First of all, I want to point out that Krita allows converting individual layers to differing color models, depths and profiles from the rest of the document through Layer > Convert > Convert Layer Color Space, you can sandwich them together in any combination. The color blending inside the layer and Filter Masks attached to it will use the layer’s own color model, while the blending between layers uses the document’s color model. This can be super flexible and powerful.

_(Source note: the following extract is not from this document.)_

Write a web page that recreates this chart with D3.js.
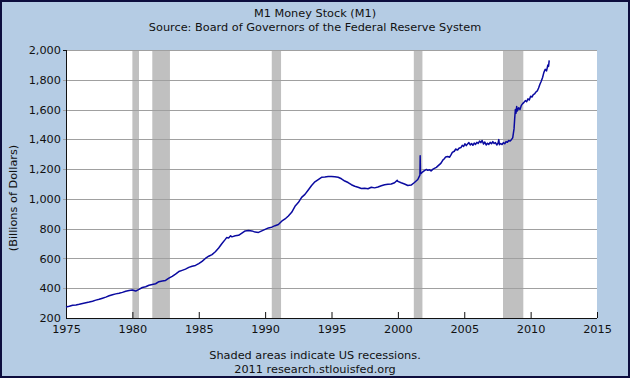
<!DOCTYPE html>
<html>
<head>
<meta charset="utf-8">
<script src="https://cdn.jsdelivr.net/npm/d3@7"></script>
<style>
  body { margin: 0; padding: 0; }
  #chart { width: 630px; height: 378px; }
  text { font-family: Verdana, "DejaVu Sans", sans-serif; }
</style>
</head>
<body>
<div id="chart"></div>
<script>
// M1 series (decimal year, billions of dollars)
const m1Dates = [
  1975.0, 1975.25, 1975.5, 1975.75, 1976.0, 1976.25, 1976.5, 1976.75,
  1977.0, 1977.25, 1977.5, 1977.75, 1978.0, 1978.25, 1978.5, 1978.75,
  1979.0, 1979.25, 1979.5, 1979.75, 1980.0, 1980.25, 1980.5, 1980.75,
  1981.0, 1981.25, 1981.5, 1981.75, 1982.0, 1982.25, 1982.5, 1982.75,
  1983.0, 1983.25, 1983.5, 1983.75, 1984.0, 1984.25, 1984.5, 1984.75,
  1985.0, 1985.25, 1985.5, 1985.75, 1986.0, 1986.25, 1986.5, 1986.75,
  1987.0, 1987.1, 1987.25, 1987.4, 1987.5, 1987.75, 1988.0, 1988.25, 1988.5, 1988.75,
  1989.0, 1989.25, 1989.5, 1989.75, 1990.0, 1990.25, 1990.5, 1990.75,
  1991.0, 1991.25, 1991.5, 1991.75, 1992.0, 1992.25, 1992.5, 1992.75,
  1993.0, 1993.25, 1993.5, 1993.75, 1994.0, 1994.25, 1994.5, 1994.75,
  1995.0, 1995.25, 1995.5, 1995.75, 1996.0, 1996.25, 1996.5, 1996.75,
  1997.0, 1997.25, 1997.5, 1997.75, 1998.0, 1998.25, 1998.5, 1998.75,
  1999.0, 1999.25, 1999.5, 1999.75, 1999.95, 2000.0, 2000.25, 2000.5, 2000.75,
  2001.0, 2001.25, 2001.5, 2001.66, 2001.68, 2001.7, 2001.75, 2001.85,
  2002.0, 2002.15, 2002.25, 2002.4, 2002.5, 2002.65, 2002.75, 2002.9,
  2003.0, 2003.15, 2003.25, 2003.4, 2003.5, 2003.6, 2003.75, 2003.9,
  2004.0, 2004.1, 2004.25, 2004.35, 2004.5, 2004.6, 2004.75, 2004.85, 2004.95,
  2005.05, 2005.15, 2005.25, 2005.35, 2005.45, 2005.55, 2005.65, 2005.75, 2005.85, 2005.95,
  2006.05, 2006.15, 2006.25, 2006.35, 2006.45, 2006.55, 2006.65, 2006.75, 2006.85, 2006.95,
  2007.05, 2007.15, 2007.25, 2007.35, 2007.45, 2007.55, 2007.6, 2007.65, 2007.75, 2007.85, 2007.95,
  2008.05, 2008.15, 2008.25, 2008.35, 2008.45, 2008.55, 2008.65, 2008.7, 2008.75, 2008.8,
  2008.85, 2008.9, 2008.95, 2009.0, 2009.1, 2009.2, 2009.3, 2009.4, 2009.5,
  2009.6, 2009.7, 2009.8, 2009.9, 2010.0, 2010.1, 2010.2, 2010.3, 2010.4, 2010.5,
  2010.6, 2010.7, 2010.8, 2010.9, 2011.0, 2011.1, 2011.2, 2011.3, 2011.35, 2011.4
];
const m1Values = [
  274, 279, 285, 288, 292, 297, 302, 307,
  313, 320, 326, 333, 340, 349, 356, 362,
  366, 372, 380, 384, 388, 381, 392, 405,
  410, 420, 425, 430, 444, 448, 452, 468,
  480, 495, 512, 520, 528, 540, 548, 553,
  565, 580, 600, 615, 626, 645, 670, 700,
  728, 740, 738, 752, 745, 752, 755, 770, 785, 787,
  785, 777, 775, 785, 795, 805, 810, 820,
  828, 850, 865, 885, 910, 950, 975, 1010,
  1030, 1060, 1090, 1115, 1130, 1145, 1147, 1150,
  1150, 1148, 1145, 1135, 1120, 1110, 1095, 1085,
  1078, 1070, 1072, 1068, 1078, 1074, 1080, 1088,
  1095, 1098, 1100, 1108, 1125, 1118, 1108, 1100, 1090,
  1093, 1110, 1130, 1160, 1290, 1175, 1170, 1180,
  1190, 1198, 1192, 1195, 1188, 1200, 1205, 1212,
  1220, 1232, 1240, 1262, 1270, 1282, 1285, 1280,
  1295, 1312, 1320, 1335, 1328, 1340, 1345, 1360, 1352,
  1370, 1358, 1368, 1378, 1362, 1372, 1360, 1375, 1366, 1380,
  1372, 1388, 1378, 1392, 1368, 1382, 1362, 1374, 1366, 1380,
  1370, 1385, 1372, 1378, 1362, 1376, 1398, 1364, 1372, 1365, 1378,
  1370, 1385, 1380, 1392, 1388, 1398, 1410, 1440, 1470, 1540,
  1600, 1575, 1620, 1590, 1612, 1600, 1628, 1640, 1648,
  1660, 1652, 1672, 1664, 1690, 1684, 1700, 1705, 1718, 1725,
  1745, 1770, 1790, 1815, 1850, 1870, 1860, 1900, 1890, 1930
];

// NBER recessions, start and end (decimal year)
const recessionStarts = [1980.0, 1981.5, 1990.5, 2001.2, 2007.92];
const recessionEnds = [1980.5, 1982.83, 1991.2, 2001.85, 2009.45];

const xTicks = [1975, 1980, 1985, 1990, 1995, 2000, 2005, 2010, 2015];
const yTicks = [200, 400, 600, 800, 1000, 1200, 1400, 1600, 1800, 2000];

const titleLines = ["M1 Money Stock (M1)", "Source: Board of Governors of the Federal Reserve System"];
const footLines = ["Shaded areas indicate US recessions.", "2011 research.stlouisfed.org"];
const yTitle = "(Billions of Dollars)";

const W = 630, H = 378;
const margin = { top: 50, right: 33, bottom: 60, left: 66 };
const width = W - margin.left - margin.right;
const height = H - margin.top - margin.bottom;
const fs = "11.3px";

const root = d3.select("#chart").append("svg")
    .attr("width", W)
    .attr("height", H);

// background + frame
root.append("rect")
    .attr("x", 1).attr("y", 1)
    .attr("width", W - 2).attr("height", H - 2)
    .attr("fill", "#b5cce4")
    .attr("stroke", "#0d0d3d")
    .attr("stroke-width", 2);

const svg = root.append("g")
    .attr("transform", "translate(" + margin.left + "," + margin.top + ")");

const x = d3.scaleLinear().domain([1975, 2015]).range([0, width]);
const y = d3.scaleLinear().domain([200, 2000]).range([height, 0]);

// plot area
svg.append("rect")
    .attr("width", width)
    .attr("height", height)
    .attr("fill", "#ffffff");

// recessions
svg.selectAll(".recession")
    .data(recessionStarts)
    .enter().append("rect")
    .attr("class", "recession")
    .attr("x", d => x(d))
    .attr("y", 0)
    .attr("width", (d, i) => x(recessionEnds[i]) - x(d))
    .attr("height", height)
    .attr("fill", "#c0c0c0");

// gridlines
svg.selectAll(".grid")
    .data(yTicks.slice(1))
    .enter().append("line")
    .attr("class", "grid")
    .attr("x1", -3)
    .attr("x2", width)
    .attr("y1", d => Math.round(y(d)) + 0.5)
    .attr("y2", d => Math.round(y(d)) + 0.5)
    .attr("stroke", "#a0a0a0")
    .attr("stroke-width", 1);

// y axis
const yAxis = d3.axisLeft(y)
    .tickValues(yTicks)
    .tickFormat(d3.format(","))
    .tickSize(0)
    .tickPadding(5);

const gy = svg.append("g").attr("class", "y-axis").call(yAxis);
gy.select(".domain").remove();
gy.selectAll("text")
    .style("font-size", fs)
    .attr("fill", "#111");

// x axis
const xAxis = d3.axisBottom(x)
    .tickValues(xTicks)
    .tickFormat(d3.format("d"))
    .tickSizeInner(-6)
    .tickSizeOuter(0)
    .tickPadding(4);

const gx = svg.append("g")
    .attr("class", "x-axis")
    .attr("transform", "translate(0," + height + ")")
    .call(xAxis);
gx.select(".domain").remove();
gx.selectAll("line").attr("stroke", "#111");
gx.selectAll("text")
    .style("font-size", fs)
    .attr("fill", "#111")
    .attr("dy", "1.0em");

// axis lines
svg.append("line")
    .attr("x1", 0.5).attr("x2", 0.5)
    .attr("y1", 0).attr("y2", height)
    .attr("stroke", "#111").attr("stroke-width", 1);
svg.append("line")
    .attr("x1", -3).attr("x2", 0)
    .attr("y1", 0.5).attr("y2", 0.5)
    .attr("stroke", "#111");
svg.append("line")
    .attr("x1", 0).attr("x2", width)
    .attr("y1", height + 0.5).attr("y2", height + 0.5)
    .attr("stroke", "#111").attr("stroke-width", 1);

// series
const line = d3.line()
    .x((d, i) => x(m1Dates[i]))
    .y(d => y(d));

svg.append("path")
    .datum(m1Values)
    .attr("fill", "none")
    .attr("stroke", "#0a0aa0")
    .attr("stroke-width", 1.5)
    .attr("stroke-linejoin", "round")
    .attr("d", line);

// titles
root.selectAll(".title")
    .data(titleLines)
    .enter().append("text")
    .attr("class", "title")
    .attr("x", W / 2)
    .attr("y", (d, i) => 17 + i * 14)
    .attr("text-anchor", "middle")
    .style("font-size", fs)
    .attr("fill", "#111")
    .text(d => d);

root.selectAll(".foot")
    .data(footLines)
    .enter().append("text")
    .attr("class", "foot")
    .attr("x", W / 2)
    .attr("y", (d, i) => 359 + i * 14)
    .attr("text-anchor", "middle")
    .style("font-size", fs)
    .attr("fill", "#111")
    .text(d => d);

root.append("text")
    .attr("transform", "translate(17,198) rotate(-90)")
    .attr("text-anchor", "middle")
    .style("font-size", fs)
    .attr("fill", "#111")
    .text(yTitle);
</script>
</body>
</html>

I paint in LAB frequently. It was one of the driving features that got me to transition to Krita, because no application I was aware of then, other than Photoshop, supported actively editing and painting in that color model. Color blending in LAB feels like the response from exposing color film stock in analog cameras, or a good tone map applied over an HDR source, without having to utilize such filters or often blending modes.
I also recommend using the Specific Color Selector docker and setting it to L*a*b*/ Alpha mode. It gives you the correct brightness transitions, seen through the perspective of LAB, where dark colors shift towards the nearest primary (red, green and blue) and bright colors shift towards towards the nearest secondary (yellow, cyan, magenta).

From experience, there are several blending modes that already work well in LAB or for which I have workarounds:
While Color (like from HSV) is disabled in the list, it can be replicated by simply disabling the Lightness channel from the Layer Properties in the right-click menu, but due to how LAB functions, black with 0% Lightness can still produce a saturated color.
Most, if not all, blending modes where 50% gray brightness is neutral, like Linear Light, Hard Light, Overlay, Grain Merge, etc., give nice results (though not sure if technically correct). They combine both subtractive and additive blending in a single layer to substitute broken blend modes like Screen or Multiply. Similar issue again, none of them desaturate towards full black or white, like Overlay in RGB would do, for example.

I have a complicated layer setup now (with Clone Layer, Cross Channel filter and Alpha Inheritance) that Tiar helped me figure out, for when I need to selectively desaturate towards full black or full white. It essentially works like the Layer Style Blend If -> Underlying Layer slider from Photoshop, which isn’t yet working in Krita.
Apart from a simpler replacement for that, what I miss most in LAB is working Lighten and Darken modes.

If specific LAB bend modes were doable without too much trouble, how would they be organized? Do they overwrite the corresponding RGB modes if the document or separate layer is using LAB, or should they occupy a category like HSI / HSL / HSV / HSY?
Filters are also a separate issue - Many work as expected, some give slightly off results, a few produce nonsense.